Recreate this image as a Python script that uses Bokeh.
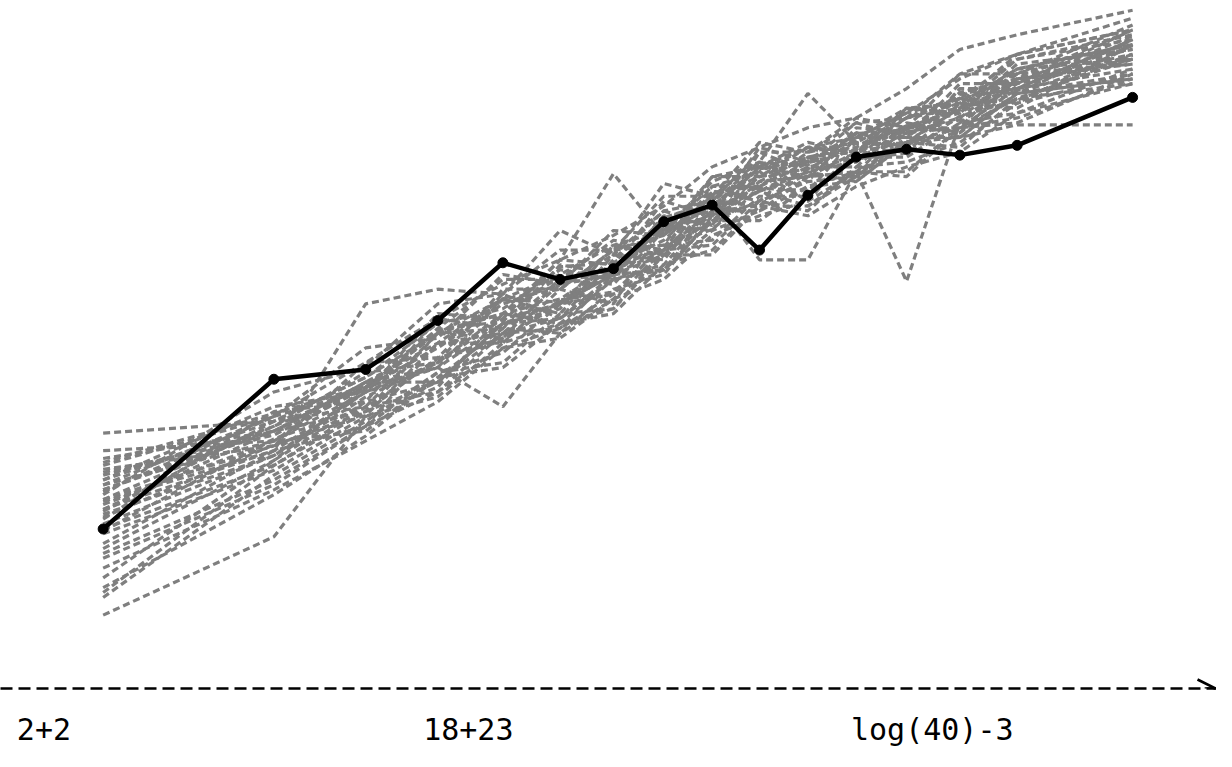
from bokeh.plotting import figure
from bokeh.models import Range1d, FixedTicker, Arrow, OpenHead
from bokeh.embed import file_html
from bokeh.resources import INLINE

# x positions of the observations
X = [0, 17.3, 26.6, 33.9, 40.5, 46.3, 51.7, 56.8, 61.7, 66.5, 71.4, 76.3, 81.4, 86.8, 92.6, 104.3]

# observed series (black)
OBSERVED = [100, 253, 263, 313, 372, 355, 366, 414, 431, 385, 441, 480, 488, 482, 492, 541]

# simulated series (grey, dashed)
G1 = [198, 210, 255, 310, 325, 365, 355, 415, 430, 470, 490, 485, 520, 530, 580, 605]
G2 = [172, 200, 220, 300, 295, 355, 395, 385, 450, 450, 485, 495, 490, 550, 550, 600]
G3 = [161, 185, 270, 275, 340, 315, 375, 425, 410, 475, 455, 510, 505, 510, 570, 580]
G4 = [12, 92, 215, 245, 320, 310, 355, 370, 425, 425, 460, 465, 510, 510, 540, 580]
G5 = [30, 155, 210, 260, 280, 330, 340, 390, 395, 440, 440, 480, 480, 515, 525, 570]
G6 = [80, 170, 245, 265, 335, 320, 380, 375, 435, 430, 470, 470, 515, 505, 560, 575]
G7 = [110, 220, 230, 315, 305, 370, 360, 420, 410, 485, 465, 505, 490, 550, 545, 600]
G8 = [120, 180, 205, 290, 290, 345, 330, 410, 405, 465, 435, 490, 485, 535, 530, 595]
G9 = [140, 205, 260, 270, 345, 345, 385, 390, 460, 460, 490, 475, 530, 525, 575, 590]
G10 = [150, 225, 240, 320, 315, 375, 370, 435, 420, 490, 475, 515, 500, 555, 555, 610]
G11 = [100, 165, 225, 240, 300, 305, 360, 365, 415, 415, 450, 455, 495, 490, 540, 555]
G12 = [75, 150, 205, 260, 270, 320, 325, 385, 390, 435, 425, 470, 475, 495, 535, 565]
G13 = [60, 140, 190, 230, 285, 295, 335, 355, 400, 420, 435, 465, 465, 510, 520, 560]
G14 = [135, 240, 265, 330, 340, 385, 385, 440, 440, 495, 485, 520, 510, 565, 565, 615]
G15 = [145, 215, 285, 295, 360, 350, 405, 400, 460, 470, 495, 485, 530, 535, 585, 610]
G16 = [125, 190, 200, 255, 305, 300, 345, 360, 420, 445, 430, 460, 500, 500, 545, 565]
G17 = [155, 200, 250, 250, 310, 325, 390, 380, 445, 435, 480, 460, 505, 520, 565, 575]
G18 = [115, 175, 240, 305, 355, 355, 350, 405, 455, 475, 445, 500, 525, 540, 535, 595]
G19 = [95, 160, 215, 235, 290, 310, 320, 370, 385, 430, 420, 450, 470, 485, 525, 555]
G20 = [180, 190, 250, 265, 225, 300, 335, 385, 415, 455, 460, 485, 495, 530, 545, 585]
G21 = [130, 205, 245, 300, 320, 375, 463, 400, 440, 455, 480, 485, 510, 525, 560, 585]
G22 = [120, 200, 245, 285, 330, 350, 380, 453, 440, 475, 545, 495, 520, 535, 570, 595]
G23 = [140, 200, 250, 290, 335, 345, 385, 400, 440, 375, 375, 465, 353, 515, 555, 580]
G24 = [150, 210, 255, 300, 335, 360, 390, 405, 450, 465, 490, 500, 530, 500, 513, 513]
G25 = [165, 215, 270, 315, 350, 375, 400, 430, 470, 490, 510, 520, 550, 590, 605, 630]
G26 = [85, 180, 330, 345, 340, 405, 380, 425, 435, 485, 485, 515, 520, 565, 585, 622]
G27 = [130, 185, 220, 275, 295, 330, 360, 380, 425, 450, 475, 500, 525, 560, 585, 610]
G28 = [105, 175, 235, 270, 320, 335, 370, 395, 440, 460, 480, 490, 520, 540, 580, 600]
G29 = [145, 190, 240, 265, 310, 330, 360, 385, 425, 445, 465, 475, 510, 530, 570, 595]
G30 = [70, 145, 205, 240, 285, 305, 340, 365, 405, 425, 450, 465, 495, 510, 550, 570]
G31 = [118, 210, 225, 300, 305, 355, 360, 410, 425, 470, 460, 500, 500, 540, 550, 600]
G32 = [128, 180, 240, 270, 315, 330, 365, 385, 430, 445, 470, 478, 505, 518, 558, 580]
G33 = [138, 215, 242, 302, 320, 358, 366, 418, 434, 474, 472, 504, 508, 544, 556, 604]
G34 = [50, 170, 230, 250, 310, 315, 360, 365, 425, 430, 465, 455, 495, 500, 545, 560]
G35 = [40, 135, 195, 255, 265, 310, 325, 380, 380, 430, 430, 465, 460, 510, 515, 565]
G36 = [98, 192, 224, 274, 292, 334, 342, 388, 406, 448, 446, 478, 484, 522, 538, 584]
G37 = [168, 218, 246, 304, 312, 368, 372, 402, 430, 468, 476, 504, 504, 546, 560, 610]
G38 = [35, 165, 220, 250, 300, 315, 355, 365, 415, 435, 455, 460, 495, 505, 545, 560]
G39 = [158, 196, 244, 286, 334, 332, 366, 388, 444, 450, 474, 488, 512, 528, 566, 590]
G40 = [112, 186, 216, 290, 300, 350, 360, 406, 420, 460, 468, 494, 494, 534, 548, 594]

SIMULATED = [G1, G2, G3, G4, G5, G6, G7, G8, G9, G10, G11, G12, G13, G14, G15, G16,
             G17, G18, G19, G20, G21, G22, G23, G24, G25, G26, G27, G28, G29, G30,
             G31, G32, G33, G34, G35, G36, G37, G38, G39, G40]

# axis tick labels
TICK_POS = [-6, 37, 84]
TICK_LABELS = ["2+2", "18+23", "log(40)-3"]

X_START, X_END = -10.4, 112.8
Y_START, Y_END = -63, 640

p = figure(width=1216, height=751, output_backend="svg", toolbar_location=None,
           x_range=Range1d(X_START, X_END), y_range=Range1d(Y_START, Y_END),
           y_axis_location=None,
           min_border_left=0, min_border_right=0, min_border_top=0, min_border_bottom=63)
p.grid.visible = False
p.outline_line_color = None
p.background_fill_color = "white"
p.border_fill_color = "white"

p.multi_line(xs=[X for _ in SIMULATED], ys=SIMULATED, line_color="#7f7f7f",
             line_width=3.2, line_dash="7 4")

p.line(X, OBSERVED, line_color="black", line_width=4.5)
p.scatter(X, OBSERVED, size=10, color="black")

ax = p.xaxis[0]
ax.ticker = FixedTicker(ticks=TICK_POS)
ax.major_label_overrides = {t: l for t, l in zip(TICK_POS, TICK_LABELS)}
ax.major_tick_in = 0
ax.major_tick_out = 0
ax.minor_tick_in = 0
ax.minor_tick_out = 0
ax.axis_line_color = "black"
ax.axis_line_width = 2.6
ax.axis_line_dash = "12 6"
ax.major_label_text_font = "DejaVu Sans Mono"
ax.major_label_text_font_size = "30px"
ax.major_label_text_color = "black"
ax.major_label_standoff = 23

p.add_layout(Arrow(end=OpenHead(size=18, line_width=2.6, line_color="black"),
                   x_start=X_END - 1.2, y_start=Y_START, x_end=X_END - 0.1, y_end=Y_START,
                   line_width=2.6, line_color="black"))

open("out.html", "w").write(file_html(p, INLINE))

| SHORT PROBLEM |
Quote the data exactly, leaving every image out of the copy.

| SOLUTION TO THIS PROBLEM |
Recreate this image as a Python script that uses Bokeh.
from bokeh.plotting import figure
from bokeh.models import Range1d, FixedTicker, Arrow, OpenHead
from bokeh.embed import file_html
from bokeh.resources import INLINE

# x positions of the observations
X = [0, 17.3, 26.6, 33.9, 40.5, 46.3, 51.7, 56.8, 61.7, 66.5, 71.4, 76.3, 81.4, 86.8, 92.6, 104.3]

# observed series (black)
OBSERVED = [100, 253, 263, 313, 372, 355, 366, 414, 431, 385, 441, 480, 488, 482, 492, 541]

# simulated series (grey, dashed)
G1 = [198, 210, 255, 310, 325, 365, 355, 415, 430, 470, 490, 485, 520, 530, 580, 605]
G2 = [172, 200, 220, 300, 295, 355, 395, 385, 450, 450, 485, 495, 490, 550, 550, 600]
G3 = [161, 185, 270, 275, 340, 315, 375, 425, 410, 475, 455, 510, 505, 510, 570, 580]
G4 = [12, 92, 215, 245, 320, 310, 355, 370, 425, 425, 460, 465, 510, 510, 540, 580]
G5 = [30, 155, 210, 260, 280, 330, 340, 390, 395, 440, 440, 480, 480, 515, 525, 570]
G6 = [80, 170, 245, 265, 335, 320, 380, 375, 435, 430, 470, 470, 515, 505, 560, 575]
G7 = [110, 220, 230, 315, 305, 370, 360, 420, 410, 485, 465, 505, 490, 550, 545, 600]
G8 = [120, 180, 205, 290, 290, 345, 330, 410, 405, 465, 435, 490, 485, 535, 530, 595]
G9 = [140, 205, 260, 270, 345, 345, 385, 390, 460, 460, 490, 475, 530, 525, 575, 590]
G10 = [150, 225, 240, 320, 315, 375, 370, 435, 420, 490, 475, 515, 500, 555, 555, 610]
G11 = [100, 165, 225, 240, 300, 305, 360, 365, 415, 415, 450, 455, 495, 490, 540, 555]
G12 = [75, 150, 205, 260, 270, 320, 325, 385, 390, 435, 425, 470, 475, 495, 535, 565]
G13 = [60, 140, 190, 230, 285, 295, 335, 355, 400, 420, 435, 465, 465, 510, 520, 560]
G14 = [135, 240, 265, 330, 340, 385, 385, 440, 440, 495, 485, 520, 510, 565, 565, 615]
G15 = [145, 215, 285, 295, 360, 350, 405, 400, 460, 470, 495, 485, 530, 535, 585, 610]
G16 = [125, 190, 200, 255, 305, 300, 345, 360, 420, 445, 430, 460, 500, 500, 545, 565]
G17 = [155, 200, 250, 250, 310, 325, 390, 380, 445, 435, 480, 460, 505, 520, 565, 575]
G18 = [115, 175, 240, 305, 355, 355, 350, 405, 455, 475, 445, 500, 525, 540, 535, 595]
G19 = [95, 160, 215, 235, 290, 310, 320, 370, 385, 430, 420, 450, 470, 485, 525, 555]
G20 = [180, 190, 250, 265, 225, 300, 335, 385, 415, 455, 460, 485, 495, 530, 545, 585]
G21 = [130, 205, 245, 300, 320, 375, 463, 400, 440, 455, 480, 485, 510, 525, 560, 585]
G22 = [120, 200, 245, 285, 330, 350, 380, 453, 440, 475, 545, 495, 520, 535, 570, 595]
G23 = [140, 200, 250, 290, 335, 345, 385, 400, 440, 375, 375, 465, 353, 515, 555, 580]
G24 = [150, 210, 255, 300, 335, 360, 390, 405, 450, 465, 490, 500, 530, 500, 513, 513]
G25 = [165, 215, 270, 315, 350, 375, 400, 430, 470, 490, 510, 520, 550, 590, 605, 630]
G26 = [85, 180, 330, 345, 340, 405, 380, 425, 435, 485, 485, 515, 520, 565, 585, 622]
G27 = [130, 185, 220, 275, 295, 330, 360, 380, 425, 450, 475, 500, 525, 560, 585, 610]
G28 = [105, 175, 235, 270, 320, 335, 370, 395, 440, 460, 480, 490, 520, 540, 580, 600]
G29 = [145, 190, 240, 265, 310, 330, 360, 385, 425, 445, 465, 475, 510, 530, 570, 595]
G30 = [70, 145, 205, 240, 285, 305, 340, 365, 405, 425, 450, 465, 495, 510, 550, 570]
G31 = [118, 210, 225, 300, 305, 355, 360, 410, 425, 470, 460, 500, 500, 540, 550, 600]
G32 = [128, 180, 240, 270, 315, 330, 365, 385, 430, 445, 470, 478, 505, 518, 558, 580]
G33 = [138, 215, 242, 302, 320, 358, 366, 418, 434, 474, 472, 504, 508, 544, 556, 604]
G34 = [50, 170, 230, 250, 310, 315, 360, 365, 425, 430, 465, 455, 495, 500, 545, 560]
G35 = [40, 135, 195, 255, 265, 310, 325, 380, 380, 430, 430, 465, 460, 510, 515, 565]
G36 = [98, 192, 224, 274, 292, 334, 342, 388, 406, 448, 446, 478, 484, 522, 538, 584]
G37 = [168, 218, 246, 304, 312, 368, 372, 402, 430, 468, 476, 504, 504, 546, 560, 610]
G38 = [35, 165, 220, 250, 300, 315, 355, 365, 415, 435, 455, 460, 495, 505, 545, 560]
G39 = [158, 196, 244, 286, 334, 332, 366, 388, 444, 450, 474, 488, 512, 528, 566, 590]
G40 = [112, 186, 216, 290, 300, 350, 360, 406, 420, 460, 468, 494, 494, 534, 548, 594]

SIMULATED = [G1, G2, G3, G4, G5, G6, G7, G8, G9, G10, G11, G12, G13, G14, G15, G16,
             G17, G18, G19, G20, G21, G22, G23, G24, G25, G26, G27, G28, G29, G30,
             G31, G32, G33, G34, G35, G36, G37, G38, G39, G40]

# axis tick labels
TICK_POS = [-6, 37, 84]
TICK_LABELS = ["2+2", "18+23", "log(40)-3"]

X_START, X_END = -10.4, 112.8
Y_START, Y_END = -63, 640

p = figure(width=1216, height=751, output_backend="svg", toolbar_location=None,
           x_range=Range1d(X_START, X_END), y_range=Range1d(Y_START, Y_END),
           y_axis_location=None,
           min_border_left=0, min_border_right=0, min_border_top=0, min_border_bottom=63)
p.grid.visible = False
p.outline_line_color = None
p.background_fill_color = "white"
p.border_fill_color = "white"

p.multi_line(xs=[X for _ in SIMULATED], ys=SIMULATED, line_color="#7f7f7f",
             line_width=3.2, line_dash="7 4")

p.line(X, OBSERVED, line_color="black", line_width=4.5)
p.scatter(X, OBSERVED, size=10, color="black")

ax = p.xaxis[0]
ax.ticker = FixedTicker(ticks=TICK_POS)
ax.major_label_overrides = {t: l for t, l in zip(TICK_POS, TICK_LABELS)}
ax.major_tick_in = 0
ax.major_tick_out = 0
ax.minor_tick_in = 0
ax.minor_tick_out = 0
ax.axis_line_color = "black"
ax.axis_line_width = 2.6
ax.axis_line_dash = "12 6"
ax.major_label_text_font = "DejaVu Sans Mono"
ax.major_label_text_font_size = "30px"
ax.major_label_text_color = "black"
ax.major_label_standoff = 23

p.add_layout(Arrow(end=OpenHead(size=18, line_width=2.6, line_color="black"),
                   x_start=X_END - 1.2, y_start=Y_START, x_end=X_END - 0.1, y_end=Y_START,
                   line_width=2.6, line_color="black"))

open("out.html", "w").write(file_html(p, INLINE))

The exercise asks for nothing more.